Hopefully I can get through this Memory Lane piece without stirring up any controversy.
Once a week, back in the 1950s, school kids received a copy of My Weekly Reader, a news magazine for children. We liked it because it broke up the monotony of school and classroom. Launched in 1928, and discontinued just a few years ago in 2012, My Weekly Reader brought us kids up to date on the news of the world. It was how we kept up with the dawning Space Age: terribly exciting stuff.

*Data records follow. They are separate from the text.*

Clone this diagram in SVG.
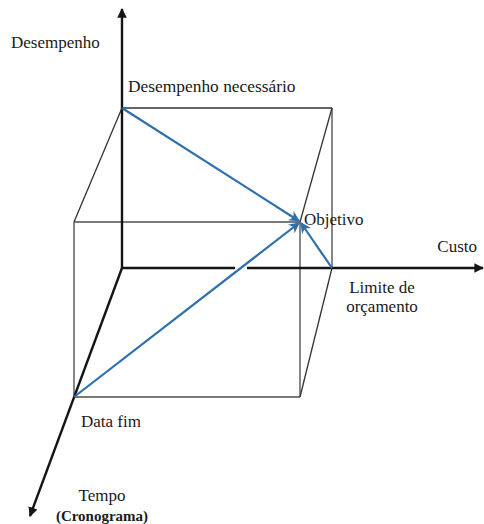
<svg xmlns="http://www.w3.org/2000/svg" width="484" height="524" viewBox="0 0 484 524">
<style>
.t{font-family:'Liberation Serif','DejaVu Serif',serif;font-size:17px;fill:#1a1a1a}
.axis{stroke:#141414;stroke-width:2.4;fill:none}
.box{stroke:#7a7a7a;stroke-width:1.8;fill:none}
.back{stroke:#333;stroke-width:1.3;fill:none}
.blue{stroke:#2f6fae;stroke-width:2.2;fill:none;marker-end:url(#bh)}
</style>
<defs>
<marker id="ah" viewBox="0 0 10 10" refX="9" refY="5" markerWidth="4" markerHeight="4" orient="auto" markerUnits="strokeWidth">
<path d="M0,0 L10,5 L0,10 z" fill="#141414"/>
</marker>
<marker id="bh" viewBox="0 0 10 10" refX="9" refY="5" markerWidth="5" markerHeight="5" orient="auto" markerUnits="strokeWidth">
<path d="M0,0 L10,5 L0,10 L3,5 z" fill="#2f6fae"/>
</marker>
</defs>
<rect width="484" height="524" fill="#fff"/>
<g id="box">
<line class="box" x1="74" y1="222" x2="300" y2="222"/>
<line class="box" x1="74" y1="397" x2="300" y2="397"/>
<line class="box" x1="74" y1="222" x2="74" y2="397"/>
<line class="box" x1="300" y1="222" x2="300" y2="397"/>
<line class="box" x1="332" y1="108" x2="332" y2="268"/>
<line class="back" x1="122" y1="108" x2="332" y2="108"/>
<line class="back" x1="122" y1="108" x2="74" y2="222"/>
<line class="back" x1="332" y1="108" x2="300" y2="222"/>
<line class="back" x1="332" y1="268" x2="300" y2="397"/>
</g>
<g id="axes">
<line class="axis" x1="122" y1="268" x2="122" y2="9" marker-end="url(#ah)"/>
<line class="axis" x1="122" y1="268" x2="483" y2="268" marker-end="url(#ah)"/>
<line class="axis" x1="122" y1="268" x2="30" y2="516" marker-end="url(#ah)"/>
<line x1="235" y1="268" x2="247" y2="268" stroke="#fff" stroke-width="4"/>
</g>
<g id="connectors">
<line class="blue" x1="122" y1="108" x2="299" y2="221"/>
<line class="blue" x1="74" y1="397" x2="299" y2="223"/>
<line class="blue" x1="332" y1="268" x2="301" y2="223"/>
</g>
<g id="labels" font-family="'Liberation Serif','DejaVu Serif',serif">
<text class="t" x="11" y="48">Desempenho</text>
<text class="t" x="128" y="92" style="font-size:17.4px">Desempenho necessário</text>
<text class="t" x="304" y="225">Objetivo</text>
<text class="t" x="477" y="252" text-anchor="end">Custo</text>
<text class="t" x="382" y="293" text-anchor="middle">Limite de</text>
<text class="t" x="382" y="312" text-anchor="middle">orçamento</text>
<text class="t" x="81" y="427">Data fim</text>
<text class="t" x="102" y="501" text-anchor="middle">Tempo</text>
<text class="t" x="102" y="521" text-anchor="middle" font-weight="bold" style="font-size:15px">(Cronograma)</text>
</g>
</svg>
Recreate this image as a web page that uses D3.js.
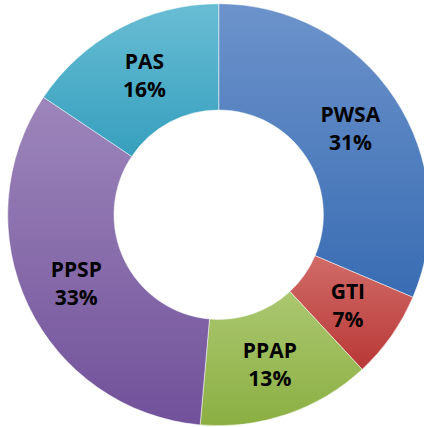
<!DOCTYPE html>
<html>
<head>
<meta charset="utf-8">
<script src="https://cdn.jsdelivr.net/npm/d3@7"></script>
<style>
  body { margin: 0; background: #fff; }
  #chart { width: 424px; height: 427px; overflow: hidden; }
</style>
</head>
<body>
<div id="chart"></div>
<script>
const categories = ['PWSA', 'GTI', 'PPAP', 'PPSP', 'PAS'];
const values = [31.4, 6.7, 13.3, 33.0, 15.6];
const topColors = ['#6c93cb', '#d16b68', '#abc770', '#9d86bb', '#68bdd4'];
const bottomColors = ['#396cb3', '#b83836', '#8baf42', '#71519a', '#369fbd'];

const w = 424;
const h = 427;
const cx = 218.7;
const cy = 214.7;
const outer = 211;
const inner = 104.7;

const svg = d3.select('#chart')
              .append('svg')
              .attr('width', w)
              .attr('height', h);

const defs = svg.append('defs');
categories.forEach((c, i) => {
  const g = defs.append('linearGradient')
                .attr('id', 'grad' + i)
                .attr('x1', 0).attr('y1', 0)
                .attr('x2', 0).attr('y2', 1);
  g.append('stop').attr('offset', '0%').attr('stop-color', topColors[i]);
  g.append('stop').attr('offset', '100%').attr('stop-color', bottomColors[i]);
});

const pie = d3.pie().sort(null).value(d => d);
const arcs = pie(values);

const arc = d3.arc().innerRadius(inner).outerRadius(outer);
const labelArc = d3.arc().innerRadius((inner + outer) / 2).outerRadius((inner + outer) / 2);

const g = svg.append('g').attr('transform', `translate(${cx},${cy})`);

g.selectAll('path')
 .data(arcs)
 .enter()
 .append('path')
 .attr('d', arc)
 .attr('fill', (d, i) => `url(#grad${i})`)
 .attr('stroke', '#fff')
 .attr('stroke-width', 0.5);

const labels = g.selectAll('.label')
  .data(arcs)
  .enter()
  .append('text')
  .attr('class', 'label')
  .attr('transform', d => `translate(${labelArc.centroid(d)})`)
  .attr('text-anchor', 'middle')
  .style('font-family', '"Open Sans", sans-serif')
  .style('font-weight', 'bold')
  .style('font-size', '21px')
  .style('fill', '#000');

labels.append('tspan')
  .attr('x', 0)
  .attr('y', -6)
  .text((d, i) => categories[i]);

labels.append('tspan')
  .attr('x', 0)
  .attr('y', 22)
  .text(d => Math.round(d.data) + '%');
</script>
</body>
</html>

But even more exciting was Project Mohole, a mind-blowing scientific experiment to drill all the way through the earth’s crust. I mean, who knew what would happen? In 1961 they started drilling through the sea bed in over 11,000 feet of water, and they drilled down another 600 feet before Congress killed the project in 1966 because of rising costs. But it was fascinating while it lasted!
It was an exciting time: Antarctic exploration, satellites, space travel–by mice, dogs, monkeys, and chimpanzees first, and then by humans–and Project Mohole. I could hardly wait for each week’s installment of My Weekly Reader. What was going to be coming out of that hole, once they broke through the crust? Monsters? A lost civilization underground? Alas, we never found out.
I shudder to think of what children in public schools are handed out, these days, by way of “news.”
But then we adults don’t have it so much better.